C-SWAP: Explainability-Aware Structured Pruning for Efficient Neural Networks Compression
2510.18636v1
cs.CV, cs.AI, cs.LG, cs.RO
2025-10-23
Авторы:
Baptiste Bauvin, Loïc Baret, Ola Ahmad
Abstract
Neural network compression has gained increasing attention in recent years,
particularly in computer vision applications, where the need for model
reduction is crucial for overcoming deployment constraints. Pruning is a widely
used technique that prompts sparsity in model structures, e.g. weights,
neurons, and layers, reducing size and inference costs. Structured pruning is
especially important as it allows for the removal of entire structures, which
further accelerates inference time and reduces memory overhead. However, it can
be computationally expensive, requiring iterative retraining and optimization.
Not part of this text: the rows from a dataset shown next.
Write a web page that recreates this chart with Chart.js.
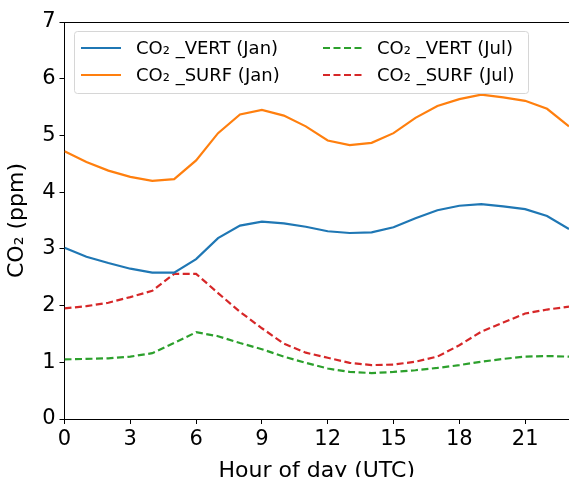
<!DOCTYPE html>
<html>
<head>
<meta charset="utf-8">
<script src="https://cdn.jsdelivr.net/npm/chart.js@4"></script>
<style>
  html, body { margin: 0; padding: 0; background: #fff; }
  #wrap { width: 569px; height: 477px; position: relative; }
</style>
</head>
<body>
<div id="wrap"><canvas id="myChart"></canvas></div>
<script>
// hourly means
const hours = [0, 1, 2, 3, 4, 5, 6, 7, 8, 9, 10, 11, 12, 13, 14, 15, 16, 17, 18, 19, 20, 21, 22, 23];
const vertJan = [3.02, 2.86, 2.75, 2.65, 2.58, 2.58, 2.82, 3.19, 3.41, 3.48, 3.45, 3.39, 3.31, 3.28, 3.29, 3.38, 3.54, 3.68, 3.76, 3.79, 3.75, 3.70, 3.58, 3.35];
const surfJan = [4.72, 4.53, 4.38, 4.27, 4.20, 4.23, 4.56, 5.04, 5.37, 5.45, 5.35, 5.16, 4.91, 4.83, 4.87, 5.04, 5.31, 5.52, 5.64, 5.72, 5.67, 5.61, 5.47, 5.16];
const vertJul = [1.05, 1.06, 1.07, 1.10, 1.16, 1.34, 1.53, 1.46, 1.34, 1.23, 1.10, 0.99, 0.89, 0.83, 0.81, 0.83, 0.86, 0.90, 0.95, 1.01, 1.06, 1.10, 1.11, 1.10];
const surfJul = [1.95, 1.99, 2.05, 2.15, 2.26, 2.56, 2.56, 2.22, 1.89, 1.60, 1.33, 1.17, 1.08, 0.99, 0.95, 0.96, 1.01, 1.10, 1.30, 1.54, 1.70, 1.86, 1.93, 1.98];
const labels = ['CO\u2082 _VERT (Jan)', 'CO\u2082 _SURF (Jan)', 'CO\u2082 _VERT (Jul)', 'CO\u2082 _SURF (Jul)'];

const FONT = "'DejaVu Sans', sans-serif";

function series(label, values, color, dash) {
    return {
        label: label,
        data: hours.map((h, i) => ({ x: h, y: values[i] })),
        borderColor: color,
        backgroundColor: color,
        borderWidth: 2.2,
        borderDash: dash,
        pointRadius: 0,
        tension: 0,
        fill: false
    };
}

// matplotlib-like legend box inside the axes, two columns
const boxLegend = {
    id: 'boxLegend',
    afterDraw(chart) {
        const ctx = chart.ctx;
        const a = chart.chartArea;
        // top spine
        ctx.save();
        ctx.strokeStyle = '#000';
        ctx.lineWidth = 1;
        ctx.beginPath();
        ctx.moveTo(a.left, a.top + 0.5);
        ctx.lineTo(a.right, a.top + 0.5);
        ctx.stroke();

        const x0 = 74, y0 = 31, w = 454, h = 62;
        ctx.fillStyle = 'rgba(255,255,255,0.8)';
        ctx.strokeStyle = '#d6d6d6';
        ctx.beginPath();
        ctx.roundRect(x0 + 0.5, y0 + 0.5, w, h, 3);
        ctx.fill();
        ctx.stroke();

        const cols = [{ line: 81, text: 136 }, { line: 323, text: 377 }];
        const rows = [48, 75];
        ctx.font = '18px ' + FONT;
        ctx.textBaseline = 'middle';
        chart.data.datasets.forEach((ds, k) => {
            const c = cols[Math.floor(k / 2)];
            const y = rows[k % 2];
            ctx.strokeStyle = ds.borderColor;
            ctx.lineWidth = 2;
            ctx.setLineDash(ds.borderDash || []);
            ctx.beginPath();
            ctx.moveTo(c.line, y);
            ctx.lineTo(c.line + 40, y);
            ctx.stroke();
            ctx.setLineDash([]);
            ctx.fillStyle = '#000';
            ctx.fillText(ds.label, c.text, y + 1);
        });
        ctx.restore();
    }
};

const config = {
    type: 'line',
    data: {
        datasets: [
            series(labels[0], vertJan, '#1f77b4', []),
            series(labels[1], surfJan, '#ff7f0e', []),
            series(labels[2], vertJul, '#2ca02c', [7, 3.5]),
            series(labels[3], surfJul, '#d62728', [7, 3.5])
        ]
    },
    options: {
        responsive: true,
        maintainAspectRatio: false,
        animation: false,
        layout: { padding: { top: 22, right: 0, left: 0, bottom: 0 } },
        plugins: {
            legend: { display: false },
            tooltip: { enabled: false }
        },
        scales: {
            x: {
                type: 'linear',
                min: 0,
                max: 23,
                afterFit(scale) { scale.height = 58; },
                ticks: {
                    stepSize: 3,
                    includeBounds: false,
                    color: '#000',
                    padding: 3,
                    maxRotation: 0,
                    font: { family: FONT, size: 21 }
                },
                grid: { drawOnChartArea: false, drawTicks: true, tickLength: 5, color: '#000' },
                border: { color: '#000', width: 1 },
                title: {
                    display: true,
                    text: 'Hour of day (UTC)',
                    color: '#000',
                    padding: { top: 0, bottom: -7 },
                    font: { family: FONT, size: 22 }
                }
            },
            y: {
                min: 0,
                max: 7,
                afterFit(scale) { scale.width = 64.5; },
                ticks: {
                    stepSize: 1,
                    color: '#000',
                    padding: 4,
                    font: { family: FONT, size: 21 }
                },
                grid: { drawOnChartArea: false, drawTicks: true, tickLength: 5, color: '#000' },
                border: { color: '#000', width: 1 },
                title: {
                    display: true,
                    text: 'CO\u2082 (ppm)',
                    color: '#000',
                    padding: { top: 4, bottom: 0 },
                    font: { family: FONT, size: 22 }
                }
            }
        }
    },
    plugins: [boxLegend]
};

const myChart = new Chart(document.getElementById('myChart'), config);
</script>
</body>
</html>
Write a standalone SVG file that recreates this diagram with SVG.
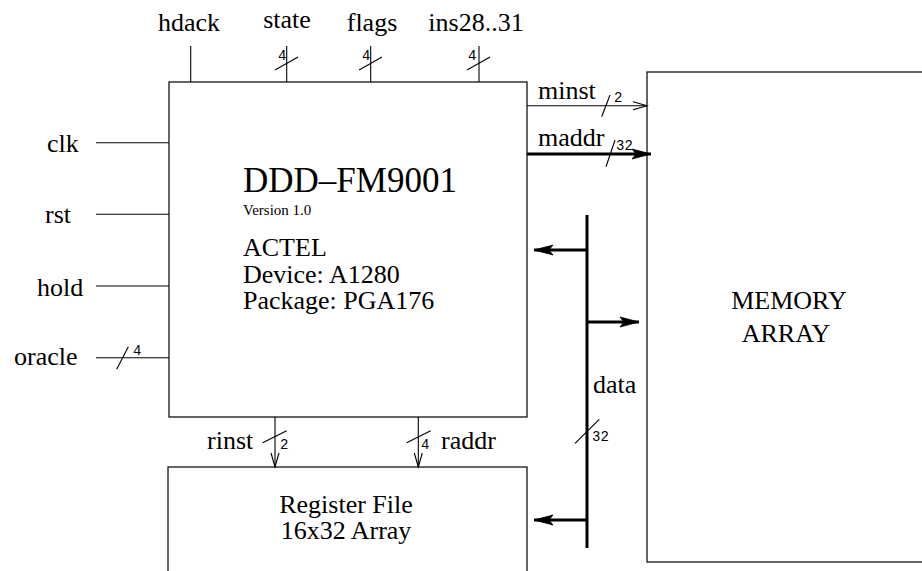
<svg xmlns="http://www.w3.org/2000/svg" width="922" height="571" viewBox="0 0 922 571">
<style>
.box{fill:none;stroke:#000;stroke-width:1.2}
.w{stroke:#000;stroke-width:1.1;fill:none}
.bus{stroke:#000;stroke-width:3;fill:none}
.t{font-family:"Liberation Serif","Times New Roman",serif;font-size:26px;fill:#000}
.big{font-family:"Liberation Serif","Times New Roman",serif;font-size:35px;fill:#000}
.sm{font-family:"Liberation Serif","Times New Roman",serif;font-size:15px;fill:#000}
.n{font-family:"Liberation Mono","Courier New",monospace;font-size:14px;fill:#000}
.c{text-anchor:middle}
</style>
<defs>
<marker id="open" markerUnits="userSpaceOnUse" markerWidth="20" markerHeight="12" viewBox="-16 -6 20 12" refX="0" refY="0" orient="auto" overflow="visible">
<path d="M-14,-4 L0,0 L-14,4" fill="none" stroke="#000" stroke-width="1.1"/>
</marker>
<marker id="fill" markerUnits="userSpaceOnUse" markerWidth="24" markerHeight="14" viewBox="-22 -7 24 14" refX="0" refY="0" orient="auto" overflow="visible">
<path d="M-19,-5 L0,0 L-19,5 L-15,0 Z" fill="#000" stroke="#000" stroke-width="0.8"/>
</marker>
</defs>

<g id="main">
<rect class="box" x="169" y="82" width="358" height="335"/>
<text class="big" x="243" y="192">DDD–FM9001</text>
<text class="sm" x="243" y="215">Version 1.0</text>
<text class="t" x="243" y="256">ACTEL</text>
<text class="t" x="243" y="283">Device: A1280</text>
<text class="t" x="243" y="309">Package: PGA176</text>
</g>

<g id="memory">
<rect class="box" x="647" y="72" width="290" height="490"/>
<text class="t c" x="789" y="309">MEMORY</text>
<text class="t c" x="786" y="342">ARRAY</text>
</g>

<g id="regfile">
<rect class="box" x="168" y="467" width="359" height="120"/>
<text class="t c" x="346" y="513">Register File</text>
<text class="t c" x="346" y="539">16x32 Array</text>
</g>

<g id="connectors">
<line class="w" x1="190.7" y1="46" x2="190.7" y2="82"/>
<line class="w" x1="286.7" y1="46" x2="286.7" y2="82"/>
<line class="w" x1="370.7" y1="46" x2="370.7" y2="82"/>
<line class="w" x1="479" y1="46" x2="479" y2="82"/>
<line class="w" x1="275" y1="70" x2="298" y2="57"/>
<line class="w" x1="359" y1="70" x2="382" y2="57"/>
<line class="w" x1="467" y1="70" x2="490" y2="57"/>
<line class="w" x1="96" y1="142.7" x2="169" y2="142.7"/>
<line class="w" x1="96" y1="214.3" x2="169" y2="214.3"/>
<line class="w" x1="96" y1="286" x2="169" y2="286"/>
<line class="w" x1="96" y1="357.7" x2="169" y2="357.7"/>
<line class="w" x1="116.7" y1="369.3" x2="128.3" y2="346.7"/>
<line class="w" x1="527" y1="105.7" x2="647" y2="105.7" marker-end="url(#open)"/>
<line class="w" x1="601.7" y1="116.7" x2="610" y2="95"/>
<line class="bus" x1="527" y1="154" x2="651" y2="154" marker-end="url(#fill)"/>
<line class="w" x1="606" y1="166.7" x2="615" y2="140"/>
<line class="w" x1="275" y1="417" x2="275" y2="467" marker-end="url(#open)"/>
<line class="w" x1="262.7" y1="442.7" x2="286.7" y2="430.7"/>
<line class="w" x1="418.3" y1="417" x2="418.3" y2="467" marker-end="url(#open)"/>
<line class="w" x1="406.7" y1="442.7" x2="430.7" y2="430.7"/>
<line class="bus" x1="587" y1="215" x2="587" y2="548"/>
<line class="bus" x1="587" y1="250" x2="534" y2="250" marker-end="url(#fill)"/>
<line class="bus" x1="587" y1="322" x2="639" y2="322" marker-end="url(#fill)"/>
<line class="bus" x1="587" y1="520" x2="534" y2="520" marker-end="url(#fill)"/>
<line class="w" x1="575" y1="443.3" x2="599.3" y2="419.3"/>
</g>

<g id="labels">
<text class="t c" x="189" y="31">hdack</text>
<text class="t c" x="287" y="28">state</text>
<text class="t c" x="372" y="31">flags</text>
<text class="t c" x="476" y="31">ins28..31</text>
<text class="n" x="278" y="60">4</text>
<text class="n" x="362" y="60">4</text>
<text class="n" x="468" y="60">4</text>
<text class="t" x="47" y="152">clk</text>
<text class="t" x="45" y="223">rst</text>
<text class="t" x="37" y="296">hold</text>
<text class="t" x="14" y="365">oracle</text>
<text class="n" x="133" y="355">4</text>
<text class="t" x="538" y="99">minst</text>
<text class="n" x="614" y="102">2</text>
<text class="t" x="538" y="146">maddr</text>
<text class="n" x="616" y="150">32</text>
<text class="t" x="207" y="449">rinst</text>
<text class="n" x="280" y="449">2</text>
<text class="n" x="421" y="449">4</text>
<text class="t" x="441" y="449">raddr</text>
<text class="t" x="593" y="393">data</text>
<text class="n" x="592" y="441">32</text>
</g>
</svg>
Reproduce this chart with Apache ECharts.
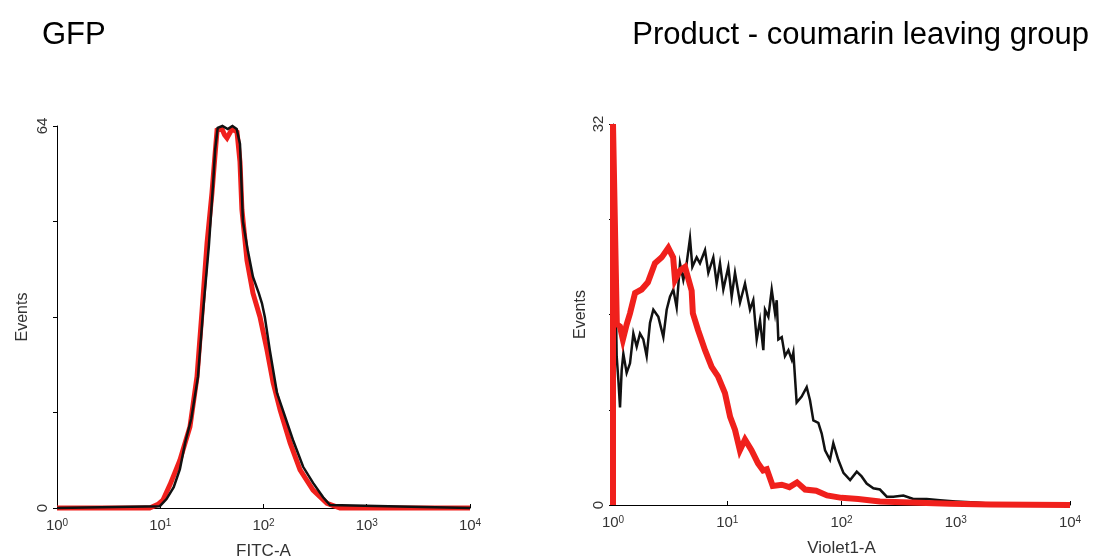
<!DOCTYPE html>
<html>
<head>
<meta charset="utf-8">
<script src="https://cdn.jsdelivr.net/npm/echarts@6/dist/echarts.min.js"></script>
<style>
  html, body { margin: 0; padding: 0; background: #fff; }
  #chart { width: 1101px; height: 559px; }
</style>
</head>
<body>
<div id="chart"></div>
<script>
// GFP panel (FITC-A), x = fluorescence, y = events
const gfpRedX = [1, 7.9, 9.5, 10.6, 12.5, 15.5, 19.4, 22.7, 25.4, 28.4, 31.7, 33.5, 35.5, 39.6, 42, 44.3, 47, 49.5, 55.4, 59.2, 61.8, 69.2, 79.1, 92.5, 108, 124, 145, 181, 226, 302, 412, 550, 10000];
const gfpRedY = [0, 0, 0.6, 1.3, 4, 8, 13.6, 22, 33, 44.4, 52.8, 58, 63.3, 63.5, 62.5, 62, 62.8, 63.5, 63, 58, 50, 41.5, 36, 32, 26.5, 21, 16.4, 10.9, 6.4, 3, 0.8, 0, 0];
const gfpBlackX = [1, 9.9, 11.5, 13.5, 15.5, 17.4, 20, 23.2, 26, 29.6, 32.4, 34, 36, 40, 45, 50, 55, 59.2, 63.2, 70.7, 79.1, 90, 96.6, 103, 115, 135, 154, 193, 242, 302, 378, 440, 10000];
const gfpBlackY = [0, 0.3, 1.5, 3.5, 6.5, 10.9, 15, 22, 33, 44, 54, 60, 63.7, 64, 63.5, 64, 63.5, 61, 48, 43, 38.7, 36, 34.3, 32, 26.5, 19.3, 16.4, 11.4, 6.9, 4.2, 1.8, 0.5, 0];

// coumarin panel (Violet1-A)
const violetRedX = [1, 1, 1.03, 1.08, 1.15, 1.22, 1.32, 1.41, 1.56, 1.78, 2.02, 2.33, 2.67, 3.05, 3.36, 3.49, 3.86, 4.27, 4.88, 5.0, 5.55, 6.39, 7.3, 8.3, 9.55, 10.6, 11.7, 12.9, 14.3, 16.3, 18.6, 20.6, 22.2, 25, 30, 35, 40.8, 48, 60, 74.7, 100, 140, 217, 400, 890, 2000, 10000];
const violetRedY = [0, 32, 32, 15.2, 15, 13.9, 15.2, 16.1, 17.8, 18.1, 18.7, 20.3, 20.8, 21.6, 20.8, 18.9, 19.7, 20, 18, 16.1, 14.7, 13, 11.6, 10.8, 9.4, 7.4, 6.3, 4.6, 5.5, 4.6, 3.5, 2.9, 3.0, 1.6, 1.7, 1.5, 1.9, 1.3, 1.2, 0.8, 0.6, 0.5, 0.3, 0.2, 0.1, 0.05, 0];
const violetBlackX = [1, 1, 1.02, 1.077, 1.114, 1.152, 1.191, 1.232, 1.317, 1.409, 1.507, 1.612, 1.723, 1.843, 1.971, 2.108, 2.254, 2.494, 2.758, 2.95, 3.154, 3.373, 3.607, 3.858, 4.126, 4.412, 4.72, 4.95, 5.4, 5.77, 6.39, 6.83, 7.55, 8.08, 8.64, 9.24, 10.22, 10.93, 11.69, 12.93, 14.3, 15.82, 16.9, 18.1, 19.35, 20.69, 21.4, 22.9, 24.5, 26.2, 27.1, 28, 30, 32, 34.3, 36.7, 37.9, 40.5, 44.8, 49.6, 53, 56.7, 62.7, 67.1, 71.8, 79.3, 84.8, 93.7, 104, 119, 136, 150, 166, 190, 217, 249, 284, 348, 425, 557, 728, 1000, 1500, 2500, 10000];
const violetBlackY = [0, 32, 32, 12.5, 10.5, 8.2, 11.3, 12.7, 11.1, 11.9, 14.4, 13.3, 14.4, 13.9, 12.5, 15.3, 16.4, 15.8, 14.1, 16.4, 17.5, 18.1, 16.6, 20.3, 18.9, 20.3, 22.4, 20, 20.8, 20.3, 21.4, 19.5, 20.8, 18.6, 20.3, 18.1, 20, 17.5, 19.5, 17, 18.6, 16.4, 17.2, 13.9, 15.5, 13, 16.4, 15.8, 18.1, 16.1, 17.2, 13.9, 14.1, 12.5, 13, 12.2, 12.8, 8.6, 9.1, 9.9, 8.8, 7.1, 6.9, 6, 4.6, 3.8, 5.2, 3.8, 2.7, 2.1, 2.8, 2.4, 1.8, 1.4, 1.3, 0.7, 0.7, 0.8, 0.5, 0.5, 0.4, 0.3, 0.2, 0.05, 0];

const panelTitles = ['GFP', 'Product - coumarin leaving group'];
const xNames = ['FITC-A', 'Violet1-A'];
const yMaxes = [64, 32];

const zip = (xs, ys) => xs.map((x, i) => [x, ys[i]]);

const font = 'Liberation Sans, Arial, sans-serif';

function xAxisFor(idx) {
  return {
    gridIndex: idx,
    type: 'log',
    logBase: 10,
    min: 1,
    max: 10000,
    name: xNames[idx],
    nameLocation: 'middle',
    nameGap: 35,
    nameTextStyle: { fontFamily: font, fontSize: 17, color: '#333' },
    axisLine: { lineStyle: { color: '#000', width: 1 } },
    axisTick: { inside: true, length: 4, lineStyle: { color: '#000' } },
    splitLine: { show: false },
    axisLabel: {
      margin: 10,
      formatter: v => '{b|10}{s|' + Math.round(Math.log10(v)) + '}',
      rich: {
        b: { fontFamily: font, fontSize: 15, color: '#333', lineHeight: 16 },
        s: { fontFamily: font, fontSize: 10, color: '#333', lineHeight: 10, verticalAlign: 'top' }
      }
    }
  };
}

function yAxisFor(idx) {
  const max = yMaxes[idx];
  return {
    gridIndex: idx,
    type: 'value',
    min: 0,
    max: max,
    interval: max / 4,
    name: 'Events',
    nameLocation: 'middle',
    nameGap: idx === 0 ? 26 : 24,
    nameTextStyle: { fontFamily: font, fontSize: 16, color: '#333' },
    axisLine: { show: true, lineStyle: { color: '#000', width: 1 } },
    axisTick: { show: true, length: 4, lineStyle: { color: '#000' } },
    splitLine: { show: false },
    axisLabel: {
      rotate: 90,
      margin: 7,
      fontFamily: font,
      fontSize: 15,
      color: '#333',
      formatter: v => (v === 0 || v === max ? String(v) : '')
    }
  };
}

function histLine(idx, data, color, width, z) {
  return {
    type: 'line',
    xAxisIndex: idx,
    yAxisIndex: idx,
    data: data,
    showSymbol: false,
    clip: false,
    z: z,
    lineStyle: { color: color, width: width, join: 'miter' },
    animation: false
  };
}

const chart = echarts.init(document.getElementById('chart'));

chart.setOption({
  backgroundColor: '#fff',
  animation: false,
  title: [
    { text: panelTitles[0], left: 37, top: 15, textStyle: { fontFamily: font, fontSize: 31, fontWeight: 'normal', color: '#000' } },
    { text: panelTitles[1], right: 7, top: 15, textStyle: { fontFamily: font, fontSize: 31, fontWeight: 'normal', color: '#000' } }
  ],
  grid: [
    { left: 57, top: 126, width: 413, height: 382, outerBoundsMode: 'none' },
    { left: 613, top: 124, width: 457, height: 381, outerBoundsMode: 'none' }
  ],
  xAxis: [xAxisFor(0), xAxisFor(1)],
  yAxis: [yAxisFor(0), yAxisFor(1)],
  series: [
    histLine(0, zip(gfpRedX, gfpRedY), '#f0201c', 5, 2),
    histLine(0, zip(gfpBlackX, gfpBlackY), '#111', 2.5, 3),
    histLine(1, zip(violetBlackX, violetBlackY), '#111', 2.5, 2),
    histLine(1, zip(violetRedX, violetRedY), '#f0201c', 6, 3)
  ]
});
</script>
</body>
</html>
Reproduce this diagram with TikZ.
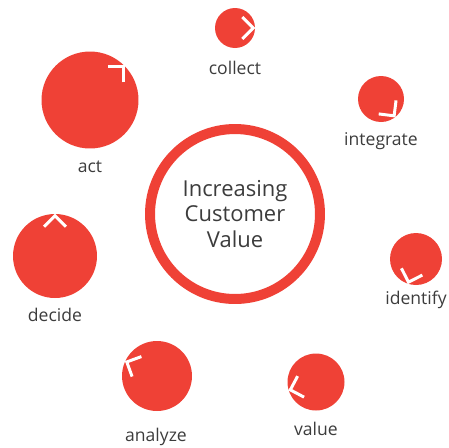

To overcome this problem, recent methods considered one-shot setting, which
applies pruning directly at post-training. Unfortunately, they often lead to a
considerable drop in performance. In this paper, we focus on this issue by
proposing a novel one-shot pruning framework that relies on explainable deep
learning. First, we introduce a causal-aware pruning approach that leverages
cause-effect relations between model predictions and structures in a
progressive pruning process. It allows us to efficiently reduce the size of the
network, ensuring that the removed structures do not deter the performance of
the model. Then, through experiments conducted on convolution neural network
and vision transformer baselines, pre-trained on classification tasks, we
demonstrate that our method consistently achieves substantial reductions in
model size, with minimal impact on performance, and without the need for
fine-tuning. Overall, our approach outperforms its counterparts, offering the
best trade-off. Our code is available on GitHub.